Reproduce the lines exactly, beginning with the line that has "Write the matplotlib code for this chart." and ending with the line that has "from matplotlib.lines import Line2D". Images are left out.

--- Start of Given records ---

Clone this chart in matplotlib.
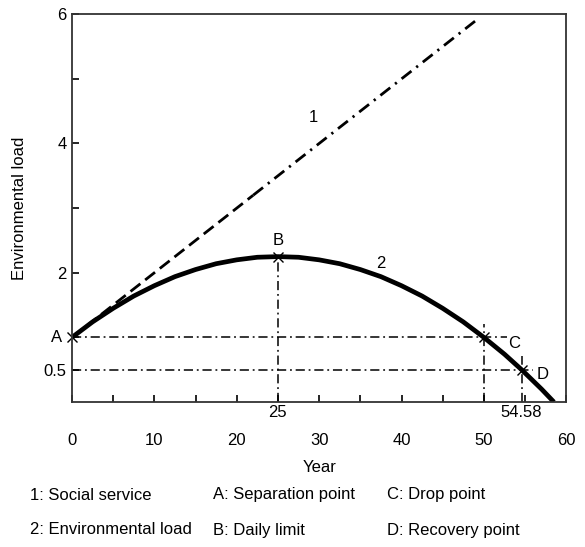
import matplotlib
matplotlib.use("Agg")
import matplotlib.pyplot as plt
from matplotlib.transforms import blended_transform_factory

plt.rcParams['font.family'] = ['Liberation Sans', 'DejaVu Sans']
plt.rcParams['font.size'] = 12

# curve 2: environmental load
years = [0, 2.5, 5, 7.5, 10, 12.5, 15, 17.5, 20, 22.5, 25, 27.5, 30, 32.5,
         35, 37.5, 40, 42.5, 45, 47.5, 50, 52.5, 54.58, 57, 58.5]
env_load = [1.0, 1.24, 1.45, 1.64, 1.8, 1.94, 2.05, 2.14, 2.2, 2.24, 2.25, 2.24,
            2.2, 2.14, 2.05, 1.94, 1.8, 1.64, 1.45, 1.24, 1.0, 0.74, 0.5, 0.2, 0.0]

# line 1: social service (dashed part, then dash-dot part)
social_x = [0, 22, 49.5]
social_y = [1.0, 3.2, 5.95]

# key points A, B, C, D
pt_names = ['A', 'B', 'C', 'D']
pt_x = [0, 25, 50, 54.58]
pt_y = [1.0, 2.25, 1.0, 0.5]

legend_rows = [['1: Social service', 'A: Separation point', 'C: Drop point'],
               ['2: Environmental load', 'B: Daily limit', 'D: Recovery point']]

fig = plt.figure(figsize=(5.85, 5.47), dpi=100)
ax = fig.add_axes([0.123, 0.265, 0.845, 0.709])

dashdot = (0, (6, 2.5, 1.2, 2.5))

# reference lines
ax.plot([0, 52.8], [1.0, 1.0], color='black', lw=1.1, ls=dashdot)
ax.plot([0, 56], [0.5, 0.5], color='black', lw=1.1, ls=dashdot)
ax.plot([25, 25], [0, 2.25], color='black', lw=1.1, ls=dashdot)
ax.plot([50, 50], [0, 1.2], color='black', lw=1.1, ls=dashdot)
ax.plot([54.58, 54.58], [0, 0.72], color='black', lw=1.1, ls=dashdot)

# line 1
ax.plot(social_x[:2], social_y[:2], color='black', lw=2.0, ls=(0, (4.5, 2.2)))
ax.plot(social_x[1:], social_y[1:], color='black', lw=2.0, ls=(0, (4.5, 2.2, 0.8, 2.2)))

# curve 2
ax.plot(years, env_load, color='black', lw=3.4, solid_capstyle='butt')

ax.plot(pt_x, pt_y, ls='none', marker='x', ms=7, mew=1.0, color='black', clip_on=False)

ax.text(-1.2, 1.0, 'A', ha='right', va='center')
ax.text(25, 2.38, 'B', ha='center', va='bottom')
ax.text(52.9, 0.91, 'C', ha='left', va='center')
ax.text(56.4, 0.43, 'D', ha='left', va='center')
ax.text(29.3, 4.4, '1', ha='center', va='center')
ax.text(37.5, 2.15, '2', ha='center', va='center')

ax.set_xlim(0, 60)
ax.set_ylim(0, 6)

ax.set_xticks([0, 10, 20, 30, 40, 50, 60])
ax.set_xticks([5, 15, 25, 35, 45, 55], minor=True)
ax.set_yticks([0.5, 2, 4, 6])
ax.set_yticklabels(['0.5', '2', '4', '6'])
ax.set_yticks([1, 3, 5], minor=True)
ax.tick_params(axis='x', which='both', direction='in', length=5, width=1.2, pad=22, labelsize=12)
ax.tick_params(axis='y', which='both', direction='in', length=5, width=1.2, pad=4, labelsize=12)

trans = blended_transform_factory(ax.transData, ax.transAxes)
ax.text(25, -0.008, '25', transform=trans, ha='center', va='top')
ax.text(54.58, -0.008, '54.58', transform=trans, ha='center', va='top')

for s in ax.spines.values():
    s.set_linewidth(1.3)
    s.set_color('#333333')

ax.set_xlabel('Year', labelpad=9)
ax.set_ylabel('Environmental load', labelpad=12)

xs = [30 / 585, 213 / 585, 387 / 585]
ys = [1 - 495 / 547, 1 - 530 / 547]
for r, row in enumerate(legend_rows):
    for c, txt in enumerate(row):
        fig.text(xs[c], ys[r], txt, ha='left', va='center', fontsize=12)

fig.savefig('out.png', dpi=100)
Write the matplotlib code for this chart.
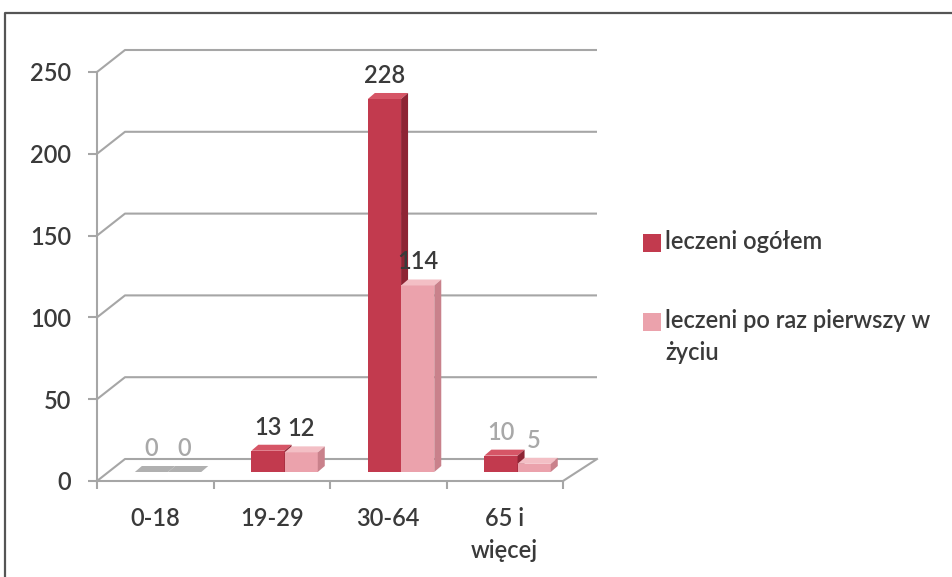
import matplotlib
matplotlib.use('Agg')
import matplotlib.pyplot as plt
import matplotlib.transforms as mtransforms
from matplotlib.patches import Polygon, Rectangle
from matplotlib.lines import Line2D

# ---------------- data ----------------
categories = ['0-18', '19-29', '30-64', '65 i\nwięcej']
series_names = ['leczeni ogółem', 'leczeni po raz pierwszy w\nżyciu']
leczeni_ogolem = [0, 13, 228, 10]
leczeni_pierwszy = [0, 12, 114, 5]
y_ticks = [0, 50, 100, 150, 200, 250]

# ---------------- style ----------------
plt.rcParams['font.family'] = ['Lato', 'DejaVu Sans']
plt.rcParams['font.weight'] = 'semibold'
W, H, DPI = 952, 577, 100
TXT = '#3A3A3A'
GRID = '#A6A6A6'
front_cols = ['#C23A4E', '#EBA2AC']
top_cols = ['#D65566', '#F3BFC5']
side_cols = ['#8E2434', '#C9818B']
label_cols = [['#A8A8A8', TXT, TXT, '#A8A8A8'],
              ['#A8A8A8', TXT, TXT, '#A8A8A8']]

fig = plt.figure(figsize=(W / DPI, H / DPI), dpi=DPI)

# front plane of the plot in pixels
x0px, x1px = 97, 563
ybot, ytop = 481, 72
ax = fig.add_axes([x0px / W, 1 - ybot / H, (x1px - x0px) / W, (ybot - ytop) / H])
ax.set_xlim(0, len(categories))
ax.set_ylim(0, 250)
ax.patch.set_alpha(0)
ppx = (x1px - x0px) / len(categories)
ppy = (ybot - ytop) / 250.0

# back wall offset (depth) in data units
bdx = 28 / ppx
bdy = 22 / ppy
xr = (597 - x0px) / ppx

# back-wall gridlines with diagonals
for v in y_ticks:
    ax.plot([0, bdx, xr], [v, v + bdy, v + bdy], color=GRID, lw=1.5,
            clip_on=False, zorder=1, solid_capstyle='butt')
# floor right edge
ax.plot([len(categories), xr], [0, bdy], color=GRID, lw=1.5, clip_on=False, zorder=1)

# bars (pseudo 3D)
bar_tr = ax.transData + mtransforms.ScaledTranslation(0, 9 / DPI, fig.dpi_scale_trans)
bw = 0.285
fdx = 7 / ppx
fdy = 6 / ppy
offsets = [-0.175, -0.175 + bw]
series = [leczeni_ogolem, leczeni_pierwszy]
for s, vals in enumerate(series):
    lefts = [i + 0.5 + offsets[s] for i in range(len(categories))]
    ax.bar(lefts, vals, width=bw, align='edge', color=front_cols[s],
           transform=bar_tr, clip_on=False, zorder=3 + s, linewidth=0)
    for i, (xl, v) in enumerate(zip(lefts, vals)):
        tc = top_cols[s] if v > 0 else '#B0B0B0'
        top = Polygon([(xl, v), (xl + bw, v), (xl + bw + fdx, v + fdy), (xl + fdx, v + fdy)],
                      closed=True, facecolor=tc, edgecolor='none',
                      transform=bar_tr, clip_on=False, zorder=3.1 + s)
        side = Polygon([(xl + bw, 0), (xl + bw + fdx, fdy), (xl + bw + fdx, v + fdy), (xl + bw, v)],
                       closed=True, facecolor=side_cols[s] if v > 0 else '#B0B0B0',
                       edgecolor='none', transform=bar_tr, clip_on=False, zorder=3.1 + s)
        ax.add_patch(top)
        ax.add_patch(side)
        ax.annotate(str(v), xy=(xl + bw / 2, v), xycoords=bar_tr,
                    xytext=(0, 17), textcoords='offset points',
                    ha='center', va='center', fontsize=17,
                    color=label_cols[s][i], zorder=6)

# axes / ticks
for sp in ['top', 'right']:
    ax.spines[sp].set_visible(False)
for sp in ['left', 'bottom']:
    ax.spines[sp].set_color(GRID)
    ax.spines[sp].set_linewidth(1.5)
    ax.spines[sp].set_zorder(2)
ax.set_yticks(y_ticks)
ax.set_yticklabels([str(t) for t in y_ticks])
ax.tick_params(axis='y', length=6.5, width=1.5, color=GRID, labelsize=17,
               labelcolor=TXT, pad=12)
ax.set_xticks(range(len(categories) + 1))
ax.set_xticklabels([])
ax.tick_params(axis='x', which='major', length=6, width=1.5, color=GRID)
ax.set_xticks([i + 0.5 for i in range(len(categories))], minor=True)
ax.set_xticklabels(categories, minor=True)
ax.tick_params(axis='x', which='minor', length=0, labelsize=17, labelcolor=TXT, pad=19)
for lab in ax.get_xticklabels(minor=True):
    lab.set_linespacing(1.45)

# legend (manual)
leg_y = [243, 322]
for s, name in enumerate(series_names):
    fig.add_artist(Rectangle((643 / W, 1 - (leg_y[s] + 9) / H), 18 / W, 18 / H,
                             transform=fig.transFigure, facecolor=front_cols[s],
                             edgecolor='none'))
    fig.text(665 / W, 1 - (leg_y[s] - 13) / H, name, ha='left', va='top',
             fontsize=17, color=TXT, linespacing=1.45)

# outer frame
fig.add_artist(Line2D([5 / W, 5 / W, 1.0], [0.0, 1 - 13 / H, 1 - 13 / H],
                      transform=fig.transFigure, color='#555555', lw=1.6))

fig.savefig('out.png', dpi=DPI)
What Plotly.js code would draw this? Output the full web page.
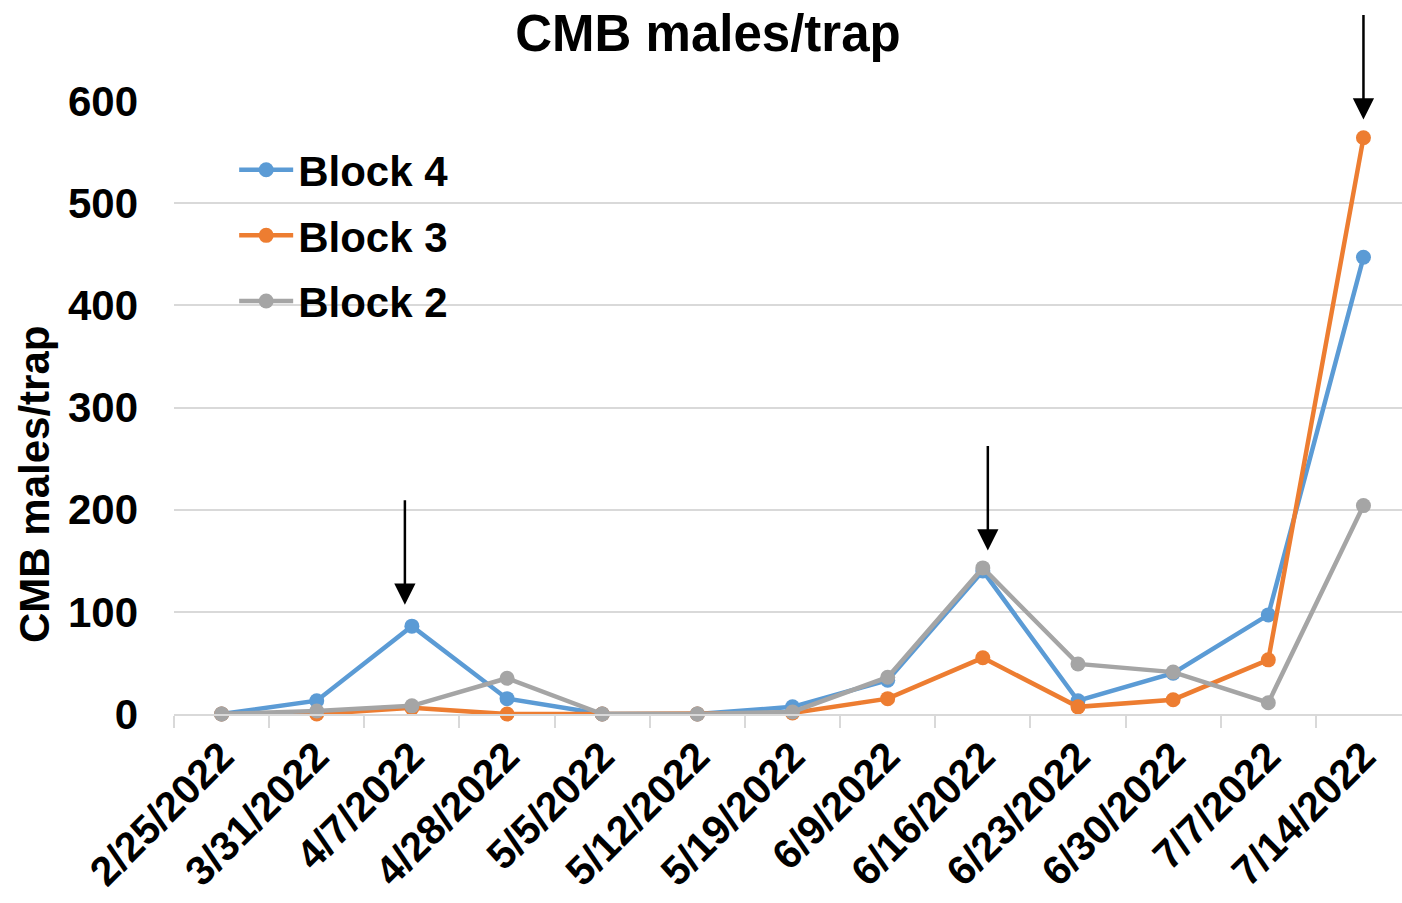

--- End of Given records ---

• Task output
Write the matplotlib code for this chart.
import matplotlib
matplotlib.use('Agg')
import matplotlib.pyplot as plt
import matplotlib.transforms as mtransforms
from matplotlib.patches import Polygon, Rectangle
from matplotlib.lines import Line2D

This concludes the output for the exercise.